** start Stored data **
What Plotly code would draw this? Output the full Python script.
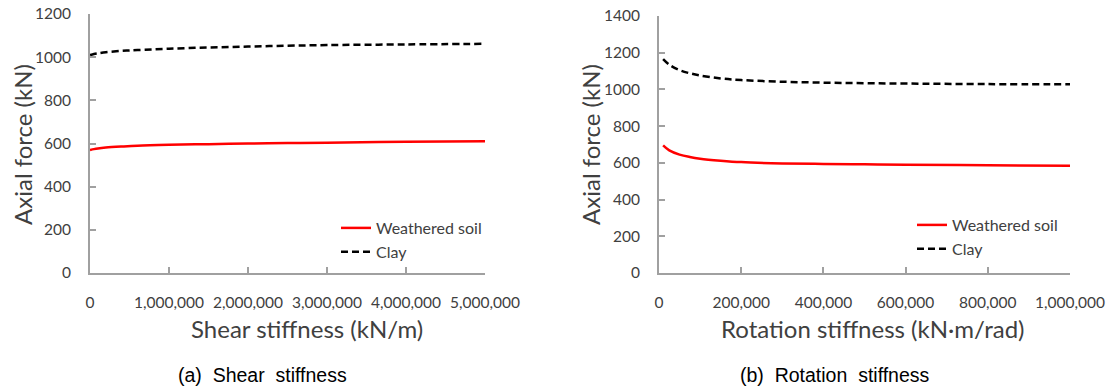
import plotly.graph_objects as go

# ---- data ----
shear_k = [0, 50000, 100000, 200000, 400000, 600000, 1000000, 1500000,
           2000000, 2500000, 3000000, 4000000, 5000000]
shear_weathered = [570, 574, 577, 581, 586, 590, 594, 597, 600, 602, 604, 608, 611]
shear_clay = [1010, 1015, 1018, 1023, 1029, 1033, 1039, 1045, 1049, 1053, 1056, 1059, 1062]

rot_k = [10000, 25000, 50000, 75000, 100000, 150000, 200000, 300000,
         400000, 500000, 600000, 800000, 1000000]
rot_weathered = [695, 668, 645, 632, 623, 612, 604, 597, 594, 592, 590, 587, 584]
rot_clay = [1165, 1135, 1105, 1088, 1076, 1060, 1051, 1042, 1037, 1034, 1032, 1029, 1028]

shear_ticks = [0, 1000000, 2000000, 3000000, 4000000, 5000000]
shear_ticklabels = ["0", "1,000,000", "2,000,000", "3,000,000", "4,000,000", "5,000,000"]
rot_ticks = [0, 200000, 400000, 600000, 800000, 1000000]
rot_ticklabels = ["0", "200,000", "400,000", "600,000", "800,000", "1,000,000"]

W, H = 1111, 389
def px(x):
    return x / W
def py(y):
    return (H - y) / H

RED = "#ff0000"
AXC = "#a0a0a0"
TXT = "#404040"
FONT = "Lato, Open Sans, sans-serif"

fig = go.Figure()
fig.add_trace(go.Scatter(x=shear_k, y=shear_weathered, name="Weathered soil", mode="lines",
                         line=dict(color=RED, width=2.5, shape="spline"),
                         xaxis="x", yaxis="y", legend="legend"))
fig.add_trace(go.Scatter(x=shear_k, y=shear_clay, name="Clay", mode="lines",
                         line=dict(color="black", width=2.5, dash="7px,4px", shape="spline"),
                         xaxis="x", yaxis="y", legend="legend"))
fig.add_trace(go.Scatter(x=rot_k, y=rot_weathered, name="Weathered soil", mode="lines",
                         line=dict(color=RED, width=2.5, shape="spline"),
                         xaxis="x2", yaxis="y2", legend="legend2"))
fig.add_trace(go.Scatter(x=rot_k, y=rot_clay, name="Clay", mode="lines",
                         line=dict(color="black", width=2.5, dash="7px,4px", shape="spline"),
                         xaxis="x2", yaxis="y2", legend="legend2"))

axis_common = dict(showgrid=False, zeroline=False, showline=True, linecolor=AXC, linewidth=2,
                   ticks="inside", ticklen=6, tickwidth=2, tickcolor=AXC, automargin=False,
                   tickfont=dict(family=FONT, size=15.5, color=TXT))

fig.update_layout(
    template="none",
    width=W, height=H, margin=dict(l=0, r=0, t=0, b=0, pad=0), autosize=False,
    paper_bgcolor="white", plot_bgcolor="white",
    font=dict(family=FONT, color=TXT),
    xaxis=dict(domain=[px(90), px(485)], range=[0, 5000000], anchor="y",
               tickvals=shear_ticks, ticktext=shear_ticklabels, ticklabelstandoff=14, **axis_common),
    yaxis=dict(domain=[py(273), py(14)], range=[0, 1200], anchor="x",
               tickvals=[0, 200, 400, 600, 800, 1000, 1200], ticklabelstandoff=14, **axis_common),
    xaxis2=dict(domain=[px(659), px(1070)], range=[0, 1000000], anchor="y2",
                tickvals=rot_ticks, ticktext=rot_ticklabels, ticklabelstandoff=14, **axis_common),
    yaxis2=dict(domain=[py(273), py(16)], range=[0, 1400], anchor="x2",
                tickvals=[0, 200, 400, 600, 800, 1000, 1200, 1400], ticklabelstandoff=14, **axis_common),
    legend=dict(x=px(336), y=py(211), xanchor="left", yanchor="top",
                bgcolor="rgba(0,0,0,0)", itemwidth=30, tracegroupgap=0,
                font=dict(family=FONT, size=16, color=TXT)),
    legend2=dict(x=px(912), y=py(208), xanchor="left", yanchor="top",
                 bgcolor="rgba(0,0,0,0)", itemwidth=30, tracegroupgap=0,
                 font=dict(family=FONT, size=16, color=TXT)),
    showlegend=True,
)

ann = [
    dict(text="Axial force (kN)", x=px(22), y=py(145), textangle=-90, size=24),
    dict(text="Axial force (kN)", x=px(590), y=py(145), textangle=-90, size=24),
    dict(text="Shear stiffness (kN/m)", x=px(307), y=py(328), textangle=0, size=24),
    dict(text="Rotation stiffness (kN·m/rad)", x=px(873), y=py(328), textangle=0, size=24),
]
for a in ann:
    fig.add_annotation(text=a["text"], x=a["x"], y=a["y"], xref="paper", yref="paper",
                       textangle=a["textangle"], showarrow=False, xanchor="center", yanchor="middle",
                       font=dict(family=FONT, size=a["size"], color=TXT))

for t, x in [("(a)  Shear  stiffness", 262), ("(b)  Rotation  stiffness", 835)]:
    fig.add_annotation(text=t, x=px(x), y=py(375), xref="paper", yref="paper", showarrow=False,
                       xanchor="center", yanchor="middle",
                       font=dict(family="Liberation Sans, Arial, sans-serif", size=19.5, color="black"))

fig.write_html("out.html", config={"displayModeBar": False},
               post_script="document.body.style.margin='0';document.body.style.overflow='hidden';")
** end Stored data **
Quote everything in the listing above exactly; pictures are the only thing to omit.

What Plotly code would draw this? Output the full Python script.
import plotly.graph_objects as go

# ---- data ----
shear_k = [0, 50000, 100000, 200000, 400000, 600000, 1000000, 1500000,
           2000000, 2500000, 3000000, 4000000, 5000000]
shear_weathered = [570, 574, 577, 581, 586, 590, 594, 597, 600, 602, 604, 608, 611]
shear_clay = [1010, 1015, 1018, 1023, 1029, 1033, 1039, 1045, 1049, 1053, 1056, 1059, 1062]

rot_k = [10000, 25000, 50000, 75000, 100000, 150000, 200000, 300000,
         400000, 500000, 600000, 800000, 1000000]
rot_weathered = [695, 668, 645, 632, 623, 612, 604, 597, 594, 592, 590, 587, 584]
rot_clay = [1165, 1135, 1105, 1088, 1076, 1060, 1051, 1042, 1037, 1034, 1032, 1029, 1028]

shear_ticks = [0, 1000000, 2000000, 3000000, 4000000, 5000000]
shear_ticklabels = ["0", "1,000,000", "2,000,000", "3,000,000", "4,000,000", "5,000,000"]
rot_ticks = [0, 200000, 400000, 600000, 800000, 1000000]
rot_ticklabels = ["0", "200,000", "400,000", "600,000", "800,000", "1,000,000"]

W, H = 1111, 389
def px(x):
    return x / W
def py(y):
    return (H - y) / H

RED = "#ff0000"
AXC = "#a0a0a0"
TXT = "#404040"
FONT = "Lato, Open Sans, sans-serif"

fig = go.Figure()
fig.add_trace(go.Scatter(x=shear_k, y=shear_weathered, name="Weathered soil", mode="lines",
                         line=dict(color=RED, width=2.5, shape="spline"),
                         xaxis="x", yaxis="y", legend="legend"))
fig.add_trace(go.Scatter(x=shear_k, y=shear_clay, name="Clay", mode="lines",
                         line=dict(color="black", width=2.5, dash="7px,4px", shape="spline"),
                         xaxis="x", yaxis="y", legend="legend"))
fig.add_trace(go.Scatter(x=rot_k, y=rot_weathered, name="Weathered soil", mode="lines",
                         line=dict(color=RED, width=2.5, shape="spline"),
                         xaxis="x2", yaxis="y2", legend="legend2"))
fig.add_trace(go.Scatter(x=rot_k, y=rot_clay, name="Clay", mode="lines",
                         line=dict(color="black", width=2.5, dash="7px,4px", shape="spline"),
                         xaxis="x2", yaxis="y2", legend="legend2"))

axis_common = dict(showgrid=False, zeroline=False, showline=True, linecolor=AXC, linewidth=2,
                   ticks="inside", ticklen=6, tickwidth=2, tickcolor=AXC, automargin=False,
                   tickfont=dict(family=FONT, size=15.5, color=TXT))

fig.update_layout(
    template="none",
    width=W, height=H, margin=dict(l=0, r=0, t=0, b=0, pad=0), autosize=False,
    paper_bgcolor="white", plot_bgcolor="white",
    font=dict(family=FONT, color=TXT),
    xaxis=dict(domain=[px(90), px(485)], range=[0, 5000000], anchor="y",
               tickvals=shear_ticks, ticktext=shear_ticklabels, ticklabelstandoff=14, **axis_common),
    yaxis=dict(domain=[py(273), py(14)], range=[0, 1200], anchor="x",
               tickvals=[0, 200, 400, 600, 800, 1000, 1200], ticklabelstandoff=14, **axis_common),
    xaxis2=dict(domain=[px(659), px(1070)], range=[0, 1000000], anchor="y2",
                tickvals=rot_ticks, ticktext=rot_ticklabels, ticklabelstandoff=14, **axis_common),
    yaxis2=dict(domain=[py(273), py(16)], range=[0, 1400], anchor="x2",
                tickvals=[0, 200, 400, 600, 800, 1000, 1200, 1400], ticklabelstandoff=14, **axis_common),
    legend=dict(x=px(336), y=py(211), xanchor="left", yanchor="top",
                bgcolor="rgba(0,0,0,0)", itemwidth=30, tracegroupgap=0,
                font=dict(family=FONT, size=16, color=TXT)),
    legend2=dict(x=px(912), y=py(208), xanchor="left", yanchor="top",
                 bgcolor="rgba(0,0,0,0)", itemwidth=30, tracegroupgap=0,
                 font=dict(family=FONT, size=16, color=TXT)),
    showlegend=True,
)

ann = [
    dict(text="Axial force (kN)", x=px(22), y=py(145), textangle=-90, size=24),
    dict(text="Axial force (kN)", x=px(590), y=py(145), textangle=-90, size=24),
    dict(text="Shear stiffness (kN/m)", x=px(307), y=py(328), textangle=0, size=24),
    dict(text="Rotation stiffness (kN·m/rad)", x=px(873), y=py(328), textangle=0, size=24),
]
for a in ann:
    fig.add_annotation(text=a["text"], x=a["x"], y=a["y"], xref="paper", yref="paper",
                       textangle=a["textangle"], showarrow=False, xanchor="center", yanchor="middle",
                       font=dict(family=FONT, size=a["size"], color=TXT))

for t, x in [("(a)  Shear  stiffness", 262), ("(b)  Rotation  stiffness", 835)]:
    fig.add_annotation(text=t, x=px(x), y=py(375), xref="paper", yref="paper", showarrow=False,
                       xanchor="center", yanchor="middle",
                       font=dict(family="Liberation Sans, Arial, sans-serif", size=19.5, color="black"))

fig.write_html("out.html", config={"displayModeBar": False},
               post_script="document.body.style.margin='0';document.body.style.overflow='hidden';")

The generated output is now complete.